Why SR-22 Writers Require Larger Deposits
Carriers categorize suspended-license applicants as higher lapse risk based on actuarial data showing that drivers with recent suspensions are statistically more likely to miss premium payments within the first six months of a new policy. The SR-22 filing requirement adds procedural complexity: if the policy lapses, the carrier must notify the California DMV within 15 days, which triggers immediate re-suspension of the driver's reinstatement eligibility. Carriers offset this administrative and financial risk by requiring larger upfront deposits.
The deposit functions as a buffer against early-term lapse. If you miss the second or third month's payment, the carrier applies your deposit to cover the missed premium and sends a lapse notice before canceling the policy. This gives you a narrow window to catch up on payments before the DMV receives the lapse notification and re-suspends your license. Without the deposit, the policy would cancel immediately upon the first missed payment, and you would lose reinstatement eligibility the same day.
California does not regulate deposit amounts for non-standard policies. Standard-market carriers (State Farm, Allstate, Farmers) are subject to rate and rule filing requirements that indirectly limit deposit structures, but non-standard carriers writing SR-22 operate under separate underwriting rules. The Department of Insurance requires only that deposit terms be disclosed in the policy documents—not that they be capped at any specific amount.
California SR-22 Reinstatement Fee
$125
After completing your suspension period and maintaining SR-22 coverage without lapse, you pay a $125 reissue fee to the DMV to restore full driving privileges. This fee is separate from and in addition to the SR-22 filing fee the carrier charges (typically $15–$25) and any DUI program completion fees.
California Vehicle Code §14904
Payment Plan Structures That Work With SR-22 Deposits
If you cannot pay the full two- or three-month deposit at binding, some California SR-22 carriers offer split-payment structures that spread the deposit across the first 60 days. The General and Acceptance both allow a 50% deposit at binding with the remaining 50% due within 30 days, provided you authorize automatic electronic withdrawal for the second installment. This reduces the immediate cash requirement from $420 to $210 for a policy with $140 monthly premium, but the full deposit amount is still owed—just on a delayed schedule.

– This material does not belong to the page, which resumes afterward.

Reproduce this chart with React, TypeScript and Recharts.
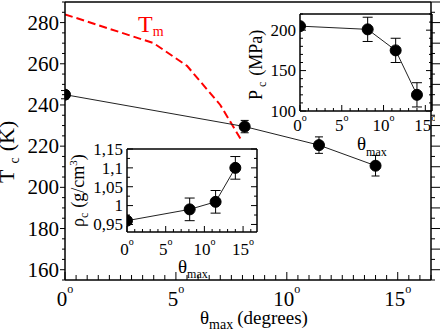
import React from 'react';
import { LineChart, Line, XAxis, YAxis, ErrorBar, Label } from 'recharts';

// ---- data ----
const thetaMax = [0, 8.1, 11.45, 14.0];
const tcValues = [245, 229.5, 220.5, 210.5];
const tcErrors = [2, 3, 4, 5];
const tmTheta = [0, 4, 5.5, 7, 8];
const tmValues = [284, 270, 259, 240, 222];
const pcValues = [205, 201, 175, 120];
const pcErrors = [0, 15, 15, 15];
const rhoValues = [0.96, 0.99, 1.01, 1.1];
const rhoErrors = [0, 0.03, 0.03, 0.03];

// ---- tick labels (major) ----
const mainXMajor = [0, 5, 10, 15];
const mainYMajor = [160, 180, 200, 220, 240, 260, 280];
const mainYRightMajor = [160, 170, 180, 190, 200, 210, 220, 230, 240, 250, 260, 270, 280, 290];
const pcXMajor = [0, 5, 10, 15];
const pcYMajor = [100, 150, 200];
const rhoXMajor = [0, 5, 10, 15];
const rhoYMajor = [0.95, 1, 1.05, 1.1, 1.15];

const steps = (a: number, b: number, s: number) => {
  const out: number[] = [];
  for (let i = 0; a + i * s <= b + 1e-9; i++) out.push(+(a + i * s).toFixed(4));
  return out;
};

const mainXTicks = steps(0, 16.5, 0.5);
const mainYTicks = steps(155, 290, 5);
const pcXTicks = steps(0, 15, 1);
const pcYTicks = steps(100, 220, 10);
const rhoXTicks = steps(0, 16, 1);
const rhoYTicks = steps(0.95, 1.15, 0.025);

const tcData = thetaMax.map((x, i) => ({ x, y: tcValues[i], err: tcErrors[i] }));
const tmData = tmTheta.map((x, i) => ({ x, y: tmValues[i] }));
const pcData = thetaMax.map((x, i) => ({ x, y: pcValues[i], err: pcErrors[i] }));
const rhoData = thetaMax.map((x, i) => ({ x, y: rhoValues[i], err: rhoErrors[i] }));

const FONT = '"Liberation Serif", "Times New Roman", serif';

type TickCfg = {
  side: 'bottom' | 'top' | 'left' | 'right';
  inward: boolean;
  majors: number[];
  majorLen: number;
  minorLen: number;
  fontSize?: number;
  offset?: number;
  format?: (v: number) => React.ReactNode;
};

const makeTick = (cfg: TickCfg) => (props: any) => {
  const { x, y, payload } = props;
  const v = payload.value;
  const major = cfg.majors.some((m) => Math.abs(m - v) < 1e-6);
  const len = major ? cfg.majorLen : cfg.minorLen;
  const out = cfg.inward ? -1 : 1;
  let x2 = x;
  let y2 = y;
  if (cfg.side === 'bottom') y2 = y + out * len;
  if (cfg.side === 'top') y2 = y - out * len;
  if (cfg.side === 'left') x2 = x - out * len;
  if (cfg.side === 'right') x2 = x + out * len;
  let label: React.ReactNode = null;
  if (major && cfg.format) {
    const fs = cfg.fontSize || 16;
    if (cfg.side === 'bottom') {
      label = (
        <text x={x} y={y + (cfg.offset || 0)} textAnchor="middle" fontFamily={FONT} fontSize={fs} fill="#000">
          {cfg.format(v)}
        </text>
      );
    } else if (cfg.side === 'left') {
      label = (
        <text x={x - (cfg.offset || 0)} y={y + fs * 0.34} textAnchor="end" fontFamily={FONT} fontSize={fs} fill="#000">
          {cfg.format(v)}
        </text>
      );
    }
  }
  return (
    <g>
      <line x1={x} y1={y} x2={x2} y2={y2} stroke="#000" strokeWidth={1} />
      {label}
    </g>
  );
};

const degree = (supSize: number, supDy: number) => (v: number) => [
  <tspan key="n">{v}</tspan>,
  <tspan key="s" dy={-supDy} fontSize={supSize}>o</tspan>,
];
const plain = (v: number) => String(v);
const comma = (v: number) => String(v).replace('.', ',');

const AXIS_LINE = { stroke: '#000', strokeWidth: 1.5 };

export default function App() {
  return (
    <div style={{ position: 'absolute', left: 0, top: 0, width: 443, height: 332, background: '#fff', overflow: 'hidden' }}>
      {/* main chart */}
      <div style={{ position: 'absolute', left: 0, top: 0 }}>
        <LineChart width={443} height={332} margin={{ top: 1, right: 11, bottom: 0, left: 0 }}>
          <XAxis
            xAxisId="b"
            dataKey="x"
            type="number"
            domain={[0, 16.5]}
            allowDataOverflow
            ticks={mainXTicks}
            interval={0}
            tickSize={0}
            tickMargin={0}
            height={52}
            axisLine={AXIS_LINE}
            tickLine={false}
            tick={makeTick({ side: 'bottom', inward: true, majors: mainXMajor, majorLen: 8, minorLen: 5, fontSize: 21, offset: 26, format: degree(12, 13) })}
          >
            <Label
              content={() => (
                <text x={200} y={324} fontFamily={FONT} fontSize={19} fill="#000">
                  <tspan>θ</tspan>
                  <tspan dy={5} fontSize={14}>max</tspan>
                  <tspan dy={-5} dx={4}>(degrees)</tspan>
                </text>
              )}
            />
          </XAxis>
          <XAxis
            xAxisId="t"
            orientation="top"
            type="number"
            domain={[0, 16.5]}
            allowDataOverflow
            ticks={mainXTicks}
            interval={0}
            tickSize={0}
            tickMargin={0}
            height={1}
            axisLine={AXIS_LINE}
            tickLine={false}
            tick={makeTick({ side: 'top', inward: true, majors: mainXMajor, majorLen: 8, minorLen: 5 })}
          >
            <Label
              content={() => (
                <text x={138} y={32} fontFamily={FONT} fontSize={24} fill="#ff0000">
                  <tspan>T</tspan>
                  <tspan dy={4} fontSize={14}>m</tspan>
                </text>
              )}
            />
          </XAxis>
          <YAxis
            yAxisId="l"
            type="number"
            domain={[155, 290]}
            allowDataOverflow
            ticks={mainYTicks}
            interval={0}
            tickSize={0}
            tickMargin={0}
            width={65}
            axisLine={AXIS_LINE}
            tickLine={false}
            tick={makeTick({ side: 'left', inward: false, majors: mainYMajor, majorLen: 5, minorLen: 3, fontSize: 21, offset: 6, format: plain })}
          >
            <Label
              content={() => (
                <text transform="rotate(-90 14 183)" x={14} y={183} fontFamily={FONT} fontSize={22} fill="#000">
                  <tspan>T</tspan>
                  <tspan dx={6} dy={5} fontSize={14}>c</tspan>
                  <tspan dx={6} dy={-5}>(K)</tspan>
                </text>
              )}
            />
          </YAxis>
          <YAxis
            yAxisId="r"
            orientation="right"
            type="number"
            domain={[155, 290]}
            allowDataOverflow
            ticks={mainYTicks}
            interval={0}
            tickSize={0}
            tickMargin={0}
            width={1}
            axisLine={AXIS_LINE}
            tickLine={false}
            tick={makeTick({ side: 'right', inward: false, majors: mainYRightMajor, majorLen: 9, minorLen: 4 })}
          />
          <Line
            xAxisId="b"
            yAxisId="l"
            data={tmData}
            dataKey="y"
            type="linear"
            stroke="#ff0000"
            strokeWidth={2}
            strokeDasharray="8 4"
            dot={false}
            isAnimationActive={false}
          />
          <Line
            xAxisId="b"
            yAxisId="l"
            data={tcData}
            dataKey="y"
            type="linear"
            stroke="#222"
            strokeWidth={1}
            dot={{ r: 5.5, fill: '#000', stroke: '#000', strokeWidth: 1 }}
            isAnimationActive={false}
          >
            <ErrorBar dataKey="err" direction="y" width={4} stroke="#000" strokeWidth={1} isAnimationActive={false} />
          </Line>
        </LineChart>
      </div>

      {/* Pc inset */}
      <div style={{ position: 'absolute', left: 230, top: 0 }}>
        <LineChart width={205} height={160} margin={{ top: 13, right: 2, bottom: 0, left: 0 }}>
          <XAxis
            xAxisId="b"
            dataKey="x"
            type="number"
            domain={[0, 15.8]}
            allowDataOverflow
            ticks={pcXTicks}
            interval={0}
            tickSize={0}
            tickMargin={0}
            height={49}
            axisLine={AXIS_LINE}
            tickLine={false}
            tick={makeTick({ side: 'bottom', inward: true, majors: pcXMajor, majorLen: 6, minorLen: 3, fontSize: 17, offset: 20, format: degree(10, 10) })}
          >
            <Label
              content={() => (
                <text x={127} y={150} fontFamily={FONT} fontSize={19} fill="#000">
                  <tspan>θ</tspan>
                  <tspan dy={6} fontSize={12}>max</tspan>
                </text>
              )}
            />
          </XAxis>
          <XAxis
            xAxisId="t"
            orientation="top"
            type="number"
            domain={[0, 15.8]}
            allowDataOverflow
            ticks={pcXTicks}
            interval={0}
            tickSize={0}
            tickMargin={0}
            height={1}
            axisLine={AXIS_LINE}
            tickLine={false}
            tick={makeTick({ side: 'top', inward: true, majors: pcXMajor, majorLen: 6, minorLen: 3 })}
          />
          <YAxis
            yAxisId="l"
            type="number"
            domain={[100, 220]}
            allowDataOverflow
            ticks={pcYTicks}
            interval={0}
            tickSize={0}
            tickMargin={0}
            width={70}
            axisLine={AXIS_LINE}
            tickLine={false}
            tick={makeTick({ side: 'left', inward: true, majors: pcYMajor, majorLen: 6, minorLen: 3, fontSize: 17, offset: 4, format: plain })}
          >
            <Label
              content={() => (
                <text transform="rotate(-90 32 100)" x={32} y={100} fontFamily={FONT} fontSize={18} fill="#000">
                  <tspan>P</tspan>
                  <tspan dx={3} dy={4} fontSize={12}>c</tspan>
                  <tspan dx={6} dy={-4}>(MPa)</tspan>
                </text>
              )}
            />
          </YAxis>
          <YAxis
            yAxisId="r"
            orientation="right"
            type="number"
            domain={[100, 220]}
            allowDataOverflow
            ticks={pcYTicks}
            interval={0}
            tickSize={0}
            tickMargin={0}
            width={1}
            axisLine={AXIS_LINE}
            tickLine={false}
            tick={makeTick({ side: 'right', inward: true, majors: pcYMajor, majorLen: 6, minorLen: 3 })}
          />
          <Line
            xAxisId="b"
            yAxisId="l"
            data={pcData}
            dataKey="y"
            type="linear"
            stroke="#222"
            strokeWidth={1}
            dot={{ r: 5.5, fill: '#000', stroke: '#000', strokeWidth: 1 }}
            isAnimationActive={false}
          >
            <ErrorBar dataKey="err" direction="y" width={5} stroke="#000" strokeWidth={1} isAnimationActive={false} />
          </Line>
        </LineChart>
      </div>

      {/* rho inset */}
      <div style={{ position: 'absolute', left: 60, top: 130 }}>
        <LineChart width={200} height={160} margin={{ top: 18, right: 2, bottom: 0, left: 0 }}>
          <XAxis
            xAxisId="b"
            dataKey="x"
            type="number"
            domain={[0, 16.8]}
            allowDataOverflow
            ticks={rhoXTicks}
            interval={0}
            tickSize={0}
            tickMargin={0}
            height={58}
            axisLine={AXIS_LINE}
            tickLine={false}
            tick={makeTick({ side: 'bottom', inward: true, majors: rhoXMajor, majorLen: 6, minorLen: 3, fontSize: 17, offset: 23, format: degree(10, 10) })}
          >
            <Label
              content={() => (
                <text x={118} y={143} fontFamily={FONT} fontSize={19} fill="#000">
                  <tspan>θ</tspan>
                  <tspan dy={5} fontSize={12}>max</tspan>
                </text>
              )}
            />
          </XAxis>
          <XAxis
            xAxisId="t"
            orientation="top"
            type="number"
            domain={[0, 16.8]}
            allowDataOverflow
            ticks={rhoXTicks}
            interval={0}
            tickSize={0}
            tickMargin={0}
            height={1}
            axisLine={AXIS_LINE}
            tickLine={false}
            tick={makeTick({ side: 'top', inward: true, majors: rhoXMajor, majorLen: 6, minorLen: 3 })}
          />
          <YAxis
            yAxisId="l"
            type="number"
            domain={[0.93, 1.15]}
            allowDataOverflow
            ticks={rhoYTicks}
            interval={0}
            tickSize={0}
            tickMargin={0}
            width={67}
            axisLine={AXIS_LINE}
            tickLine={false}
            tick={makeTick({ side: 'left', inward: true, majors: rhoYMajor, majorLen: 6, minorLen: 3, fontSize: 17, offset: 4, format: comma })}
          >
            <Label
              content={() => (
                <text transform="rotate(-90 24 97)" x={24} y={97} fontFamily={FONT} fontSize={18} fill="#000">
                  <tspan>ρ</tspan>
                  <tspan dy={4} fontSize={12}>c</tspan>
                  <tspan dx={5} dy={-4}>(g/cm</tspan>
                  <tspan dy={-7} fontSize={11}>3</tspan>
                  <tspan dy={7}>)</tspan>
                </text>
              )}
            />
          </YAxis>
          <YAxis
            yAxisId="r"
            orientation="right"
            type="number"
            domain={[0.93, 1.15]}
            allowDataOverflow
            ticks={rhoYTicks}
            interval={0}
            tickSize={0}
            tickMargin={0}
            width={1}
            axisLine={AXIS_LINE}
            tickLine={false}
            tick={makeTick({ side: 'right', inward: true, majors: rhoYMajor, majorLen: 6, minorLen: 3 })}
          />
          <Line
            xAxisId="b"
            yAxisId="l"
            data={rhoData}
            dataKey="y"
            type="linear"
            stroke="#222"
            strokeWidth={1}
            dot={{ r: 5.5, fill: '#000', stroke: '#000', strokeWidth: 1 }}
            isAnimationActive={false}
          >
            <ErrorBar dataKey="err" direction="y" width={5} stroke="#000" strokeWidth={1} isAnimationActive={false} />
          </Line>
        </LineChart>
      </div>
    </div>
  );
}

The split-payment option is not available online. You must contact the carrier by phone, request the split structure, and provide bank account or debit card authorization at the time of the initial quote. The second installment is non-negotiable: if the withdrawal fails or you cancel the authorization, the policy cancels immediately and the DMV receives a lapse notice the same day.
What Happens Next
Start with Progressive and Dairyland quotes—these two carriers offer the most accessible reduced-deposit structures for California suspended-license drivers outside the DUI category. If your suspension was DUI-triggered or you're in Los Angeles, San Bernardino, or Riverside counties, expect standard two-month deposit requirements from all carriers and plan cash flow accordingly. Binding the policy activates SR-22 filing within 24 hours; the DMV processes the filing within 3-5 business days and updates your reinstatement eligibility status. Compare monthly rates and deposit terms together—the lowest monthly rate means nothing if you cannot meet the upfront deposit to activate coverage.